After ten years of negotiation, Cardassia is poised to break out of the past as the withdraw of Federation troops is about become a reality with the deal that Bacco and Garak have reached. Yet, trouble is brewing on Cardassia Prime as old factions push an even older agenda: Cardassia first. Cardassia grapples with the pains of doing the same things over and over again and expecting a better result, only to have the past repeat itself. This leaves the Cardassian people with a choice of saving their souls by learning from the past or annihilation through civil war or outside force. In the same way as Germany post WWI and WWII had a choice, so do the people of Cardassia. McCormack draws on past and recent history to bring us face to face with the challenges we still face today. Personally, nationally and globally, the issues are the same. Are we are own worst enemy, doomed to repeat mistakes or will we learn and change, forging a better future? This is the test that Garak and all of Cardassia faces.
For the Cardassian people, the homeland is precious. Like Tolkien’s ring, it holds a immense power over the people and the bond they feel with it is intense. This love of the fatherland has become twisted into racism and created a superiority complex in Cardassians, leading to occupations and wars. This misplaced love and trust into something temporal or institutional has led to some of the greatest atrocities committed by the Cardassian people. Garak dissects the problem when he says,
“But you understand, don’t you, that the institutions don’t matter? The Obsidian Order, Central Command, the True Way, Starfleet, empires, unions, federations-these are names and names only. They are tools. They count for nothing if the purpose is flawed. That was my mistake for a long time – confusing the purpose with the instrument….The truth is that the institution flourishes only when the people who comprise it flourish. And if the people are sick, the institution will be sick.”
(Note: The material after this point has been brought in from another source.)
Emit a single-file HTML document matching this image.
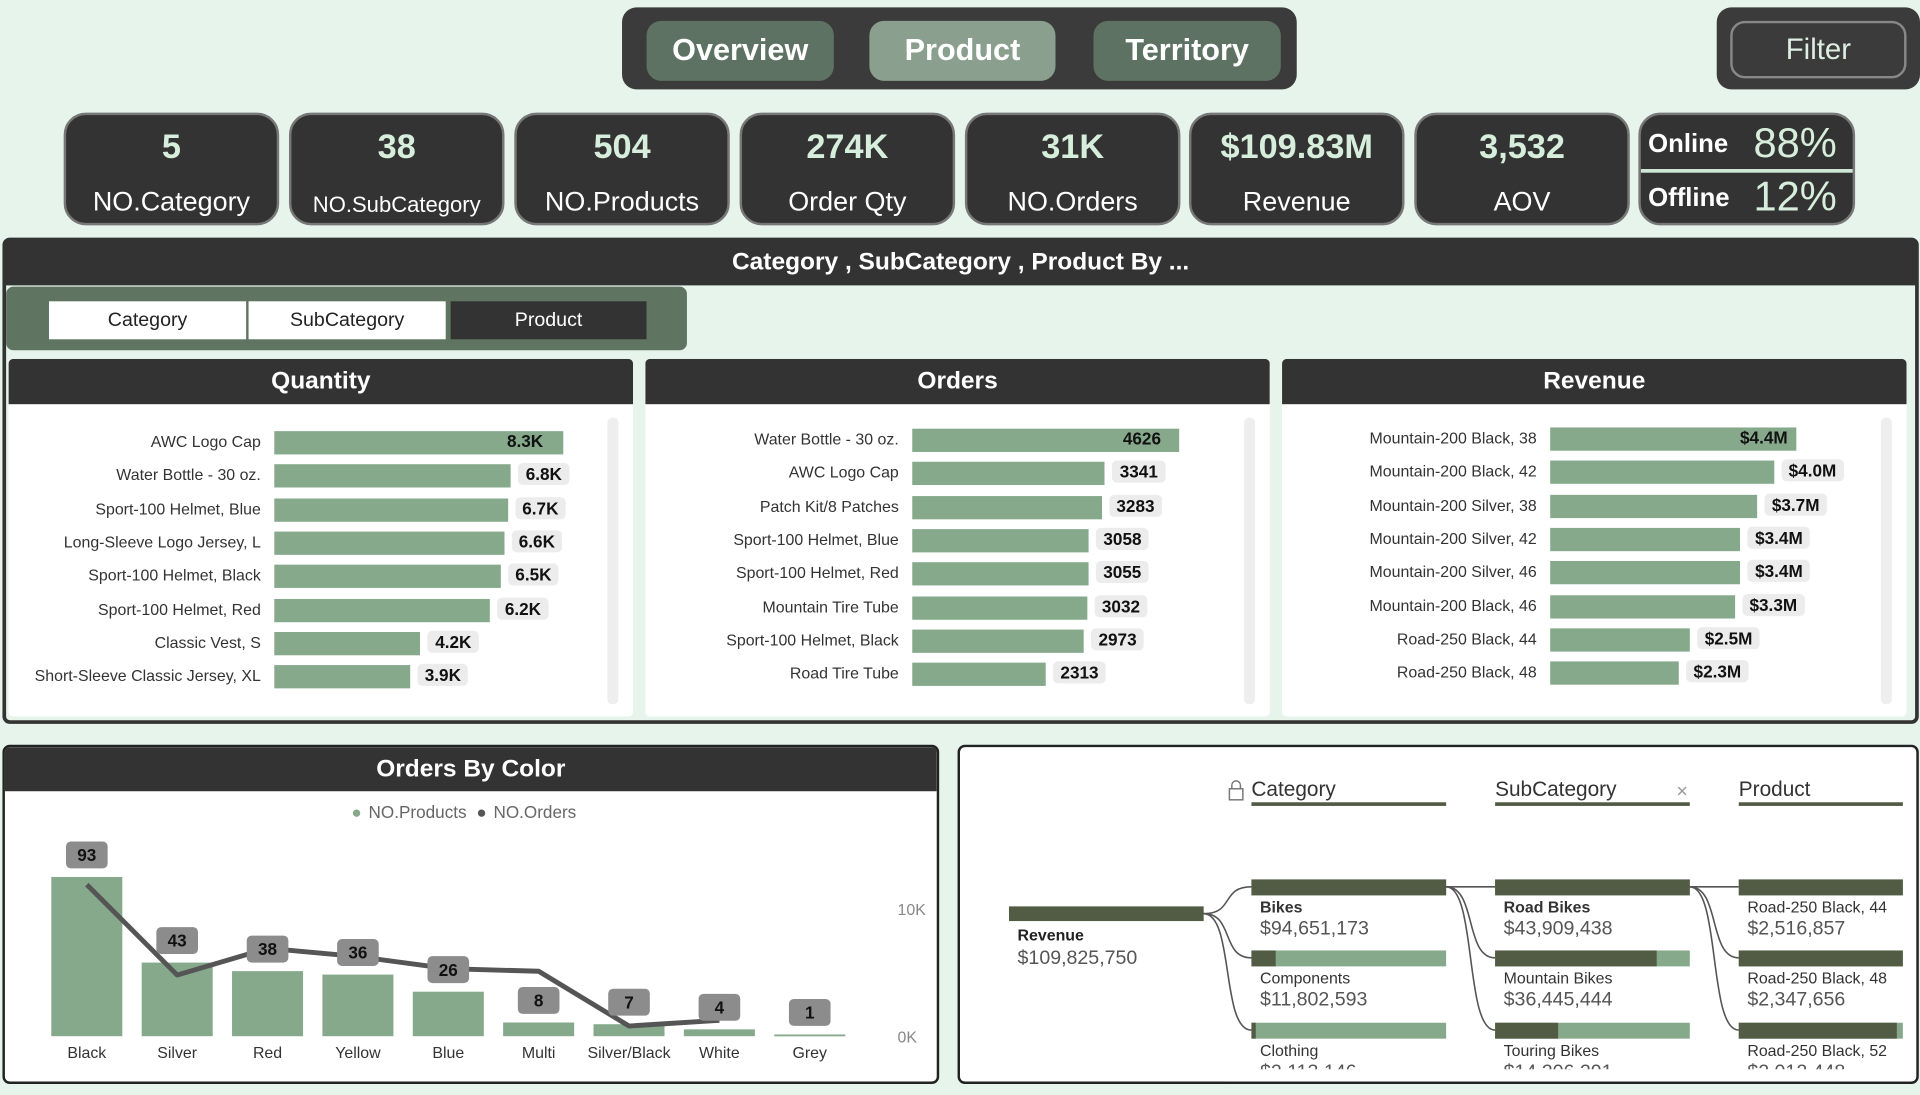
<!DOCTYPE html>
<html><head><meta charset="utf-8">
<style>
html,body{margin:0;padding:0;width:1920px;height:1095px;overflow:hidden;background:#e7f4eb;font-family:"Liberation Sans",sans-serif;}
#root{position:absolute;left:0;top:0;width:1568px;height:894px;transform:scale(1.22449,1.22483);transform-origin:0 0;}
.abs{position:absolute;box-sizing:border-box;}
.nav{background:#3a3b3a;border-radius:12px;}
.tab{border-radius:12px;color:#fff;font-weight:bold;font-size:25px;display:flex;align-items:center;justify-content:center;}
.kpi{background:#333;border-radius:18px;border:2px solid #777;overflow:hidden;text-align:center;}
.kpi .n{position:absolute;left:0;right:0;top:10px;color:#d6eedb;font-weight:bold;font-size:28px;}
.kpi .l{position:absolute;left:0;right:0;top:58px;color:#fff;font-size:22px;}
.hdr{background:#333;color:#fff;font-weight:bold;font-size:20px;display:flex;align-items:center;justify-content:center;}
.card{background:#fff;border-radius:4px;overflow:hidden;}
.lbl{font-size:13px;color:#333;text-align:right;white-space:nowrap;}
.val{font-size:14px;font-weight:bold;color:#111;background:#ececec;border-radius:4px;padding:1px 6px;}
</style></head><body>
<div id="root">
<div class="abs nav" style="left:508px;top:6px;width:551px;height:67px"></div>
<div class="abs tab" style="left:528px;top:17px;width:153px;height:49px;background:#5d7262">Overview</div>
<div class="abs tab" style="left:710px;top:17px;width:152px;height:49px;background:#8a9f8e">Product</div>
<div class="abs tab" style="left:893px;top:17px;width:153px;height:49px;background:#5d7262">Territory</div>
<div class="abs nav" style="left:1402px;top:6px;width:166px;height:67px"></div>
<div class="abs tab" style="left:1413px;top:17px;width:144px;height:47px;border:2px solid #888;background:#3a3b3a;color:#dfeee3;font-weight:normal;font-size:24px">Filter</div>

<div id="kpis"></div>
<div class="abs kpi" style="left:1338px;top:92px;width:177px;height:92px;text-align:left">
 <div class="abs" style="left:6px;top:12px;color:#fff;font-weight:bold;font-size:21px">Online</div>
 <div class="abs" style="left:92px;top:4px;color:#d6eedb;font-size:34px">88%</div>
 <div class="abs" style="left:0;top:44px;width:177px;height:3px;background:#cfe8d5"></div>
 <div class="abs" style="left:6px;top:56px;color:#fff;font-weight:bold;font-size:21px">Offline</div>
 <div class="abs" style="left:92px;top:48px;color:#d6eedb;font-size:34px">12%</div>
</div>

<div class="abs" style="left:2px;top:194px;width:1565px;height:397px;border:3px solid #333;border-radius:6px;background:#e7f4eb"></div>
<div class="abs hdr" style="left:4px;top:196px;width:1561px;height:37px">Category , SubCategory , Product By ...</div>
<div class="abs" style="left:5px;top:234px;width:556px;height:52px;background:#5f7562;border-radius:6px"></div>
<div class="abs tab" style="left:40px;top:246px;width:161px;height:31px;background:#fff;color:#222;font-weight:normal;font-size:16px;border-radius:0">Category</div>
<div class="abs tab" style="left:203px;top:246px;width:161px;height:31px;background:#fff;color:#222;font-weight:normal;font-size:16px;border-radius:0">SubCategory</div>
<div class="abs tab" style="left:368px;top:246px;width:160px;height:31px;background:#333;color:#fff;font-weight:normal;font-size:16px;border-radius:0">Product</div>
<div id="bars"></div>

<div class="abs card" style="left:2px;top:608px;width:765px;height:277px;border:2px solid #222;border-radius:6px">
 <div class="abs hdr" style="left:0;top:0;width:761px;height:36px">Orders By Color</div>
</div>
<svg class="abs" id="colorChart" style="left:0;top:0" width="1568" height="894"></svg>

<div class="abs card" style="left:782px;top:608px;width:785px;height:277px;border:2px solid #222;border-radius:6px"></div>
<svg class="abs" id="tree" style="left:0;top:0" width="1568" height="894"></svg>
</div>
<script>
// KPI data
const kpiValues=["5","38","504","274K","31K","$109.83M","3,532"];
const kpiLabels=["NO.Category","NO.SubCategory","NO.Products","Order Qty","NO.Orders","Revenue","AOV"];
const kpiX=[52,236,420,604,788,971,1155];
const kc=document.getElementById('kpis');
kpiValues.forEach((v,i)=>{const d=document.createElement('div');d.className='abs kpi';
d.style.cssText=`left:${kpiX[i]}px;top:92px;width:176px;height:92px`;


d.innerHTML=`<div class="n">${v}</div><div class="l" style="${i==1?'font-size:18px;top:63px':''}">${kpiLabels[i]}</div>`;kc.appendChild(d);});

// Bar chart data
const qtyCats=["AWC Logo Cap","Water Bottle - 30 oz.","Sport-100 Helmet, Blue","Long-Sleeve Logo Jersey, L","Sport-100 Helmet, Black","Sport-100 Helmet, Red","Classic Vest, S","Short-Sleeve Classic Jersey, XL"];
const qtyVals=[8.3,6.8,6.7,6.6,6.5,6.2,4.2,3.9];
const qtyLabels=["8.3K","6.8K","6.7K","6.6K","6.5K","6.2K","4.2K","3.9K"];
const ordCats=["Water Bottle - 30 oz.","AWC Logo Cap","Patch Kit/8 Patches","Sport-100 Helmet, Blue","Sport-100 Helmet, Red","Mountain Tire Tube","Sport-100 Helmet, Black","Road Tire Tube"];
const ordVals=[4626,3341,3283,3058,3055,3032,2973,2313];
const revCats=["Mountain-200 Black, 38","Mountain-200 Black, 42","Mountain-200 Silver, 38","Mountain-200 Silver, 42","Mountain-200 Silver, 46","Mountain-200 Black, 46","Road-250 Black, 44","Road-250 Black, 48"];
const revVals=[4.4,4.0,3.7,3.4,3.4,3.3,2.5,2.3];
const revLabels=["$4.4M","$4.0M","$3.7M","$3.4M","$3.4M","$3.3M","$2.5M","$2.3M"];

const bc=document.getElementById('bars');
function panel(x,title,cats,vals,labels,barX,barMax,y0,name){
 const c=document.createElement('div');c.className='abs card';c.style.cssText=`left:${x}px;top:293px;width:510px;height:292px`;
 
 
 c.innerHTML=`<div class="abs hdr" style="left:0;top:0;width:510px;height:37px">${title}</div>
 <div class="abs" style="left:${489}px;top:48px;width:9px;height:234px;background:#eee;border-radius:4px"></div>`;
 bc.appendChild(c);
 const max=Math.max(...vals);
 cats.forEach((cat,i)=>{const y=y0+i*27.3;
  const l=document.createElement('div');l.className='abs lbl';l.style.cssText=`right:${1568-(barX-11)}px;top:${y-8}px`;l.textContent=cat;
  
  bc.appendChild(l);
  const w=vals[i]/max*barMax;
  const b=document.createElement('div');b.className='abs';b.style.cssText=`left:${barX}px;top:${y-9}px;width:${w}px;height:19px;background:#86a98c`;
  
  bc.appendChild(b);
  const v=document.createElement('div');v.className='abs val';v.style.cssText=`left:${barX+w+(i==0?-52:6)}px;top:${y-10}px;${i==0?'background:transparent':''}`;v.textContent=labels[i];
  
  bc.appendChild(v);
 });
}
panel(7,"Quantity",qtyCats,qtyVals,qtyLabels,224,236,361,'quantity');
panel(527,"Orders",ordCats,ordVals,ordVals.map(String),745,218,359,'orders');
panel(1047,"Revenue",revCats,revVals,revLabels,1266,201,358,'revenue');
// fix orders first label position (inside bar end box like reference)
</script>
<script>
// Orders by color data
const colors=["Black","Silver","Red","Yellow","Blue","Multi","Silver/Black","White","Grey"];
const products=[93,43,38,36,26,8,7,4,1];
const orders=[11.9,4.8,6.9,6.25,5.3,5.1,0.8,1.25,null]; // thousands
const NS='http://www.w3.org/2000/svg';
const svg=document.getElementById('colorChart');
function el(t,a,p){const e=document.createElementNS(NS,t);for(const k in a)e.setAttribute(k,a[k]);(p||svg).appendChild(e);return e;}
const base=846,band=73.8,x0=34;
const yP=v=>base-v/93*130;
const yO=v=>base-v/10*104;
const xC=i=>x0+band*(i+0.5);
let t;
t=el('text',{x:287,y:668,'font-size':14,fill:'#666'});t.textContent='●';t.setAttribute('fill','#86a98c');
t=el('text',{x:301,y:668,'font-size':14,fill:'#666'});t.textContent='NO.Products';
t=el('text',{x:389,y:668,'font-size':14,fill:'#555'});t.textContent='●';
t=el('text',{x:403,y:668,'font-size':14,fill:'#666'});t.textContent='NO.Orders';
t=el('text',{x:733,y:747,'font-size':13,fill:'#888'});t.textContent='10K';
t=el('text',{x:733,y:851,'font-size':13,fill:'#888'});t.textContent='0K';
colors.forEach((c,i)=>{
 const y=yP(products[i]);
 const r=el('rect',{x:xC(i)-29,y:y,width:58,height:Math.max(base-y,1.5),fill:'#86a98c'});
 
 
 const tx=el('text',{x:xC(i),y:base+18,'font-size':13,fill:'#333','text-anchor':'middle'});tx.textContent=c;
 
 
});
const pts=orders.map((v,i)=>v==null?null:[xC(i),yO(v)]).filter(p=>p);
const pl=el('polyline',{points:pts.map(p=>p.join(',')).join(' '),fill:'none',stroke:'#555',"stroke-width":4,"stroke-linejoin":'round'});


colors.forEach((c,i)=>{
 const y=yP(products[i])-18;
 const r=el('rect',{x:xC(i)-17,y:y-11,width:34,height:22,rx:4,fill:'#8c8c8c'});
 
 
 const tx=el('text',{x:xC(i),y:y+5,'font-size':14,'font-weight':'bold',fill:'#111','text-anchor':'middle'});tx.textContent=products[i];
 
 
});
</script>
<script>
// Decomposition tree data
const levels=["Category","SubCategory","Product"];
const catNames=["Bikes","Components","Clothing"];
const catVals=[94651173,11802593,2113146];
const subNames=["Road Bikes","Mountain Bikes","Touring Bikes"];
const subVals=[43909438,36445444,14206291];
const prodNames=["Road-250 Black, 44","Road-250 Black, 48","Road-250 Black, 52"];
const prodVals=[2516857,2347656,2012448];
const total=109825750;
const tsvg=document.getElementById('tree');
function te(t,a){const e=document.createElementNS(NS,t);for(const k in a)e.setAttribute(k,a[k]);tsvg.appendChild(e);return e;}
const fmt=v=>'$'+v.toLocaleString('en-US');
const colX=[1022,1221,1420],colW=[159,159,134],rowY=[718,776,835];
levels.forEach((l,i)=>{
 const h=te('text',{x:colX[i],y:650,'font-size':17,fill:'#333'});h.textContent=l;
 
 
 te('rect',{x:colX[i],y:655,width:colW[i],height:3,fill:'#525c44'});
});
te('rect',{x:1004,y:644,width:11,height:9,fill:'none',stroke:'#777','stroke-width':1.2});
te('path',{d:'M1006 644 v-3 a3.5 3.5 0 0 1 7 0 v3',fill:'none',stroke:'#777','stroke-width':1.2});
const xx=te('text',{x:1369,y:651,'font-size':16,fill:'#999'});xx.textContent='×';
// root
const rb=te('rect',{x:824,y:740,width:159,height:12,fill:'#525c44'});


let tt=te('text',{x:831,y:768,'font-size':13,'font-weight':'bold',fill:'#222'});tt.textContent='Revenue';
tt=te('text',{x:831,y:787,'font-size':16,fill:'#555'});tt.textContent=fmt(total);
function col(ci,names,vals,parent,fromX,fromY){
 names.forEach((n,i)=>{
  const y=rowY[i],x=colX[ci],w=colW[ci];
  te('path',{d:`M${fromX} ${fromY} C ${fromX+25} ${fromY}, ${x-25} ${y+6}, ${x} ${y+6}`,fill:'none',stroke:'#555','stroke-width':1.3});
  te('rect',{x:x,y:y,width:w,height:13,fill:'#86a98c'});
  const b=te('rect',{x:x,y:y,width:w*Math.min(1,vals[i]/parent),height:13,fill:'#525c44'});
  
  
  const a=te('text',{x:x+7,y:y+27,'font-size':13,'font-weight':(i==0&&ci<2)?'bold':'normal',fill:'#333'});a.textContent=n;
  
  
  const v=te('text',{x:x+7,y:y+45,'font-size':16,fill:'#555'});v.textContent=fmt(vals[i]);
  
  
 });
}
col(0,catNames,catVals,catVals[0],983,746);
col(1,subNames,subVals,subVals[0],1181,724);
col(2,prodNames,prodVals,prodVals[0]*0.83,1380,724);
// clip overflow below panel
te('rect',{x:1000,y:873,width:560,height:10,fill:'#fff'});
</script>
</body></html>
What matters is people, fostering and building a world that promotes the most good for as many people as possible, remembering that we are all what matters. Responsibility for the good of the whole is the duty of each one of us, not just a select few. It is when we forget this that trouble finds us. This is the beautiful truth that Arati Mhevet, one of the main characters in the book, comes to.
This book has so much in it to love. One of the main highlights is the interaction between Garak and Picard. Seeing these two formidable wordsmiths together is a joy. It is a friendship that will hopefully continue in upcoming Star Trek books. So many other pivotal things happen in this book, but I won’t spoil them here. With action, political intrigue and a story that leaves the reader contemplating the implications of what they have read long after the book is over, it is rated 10 out of 10 glasses of Kanar.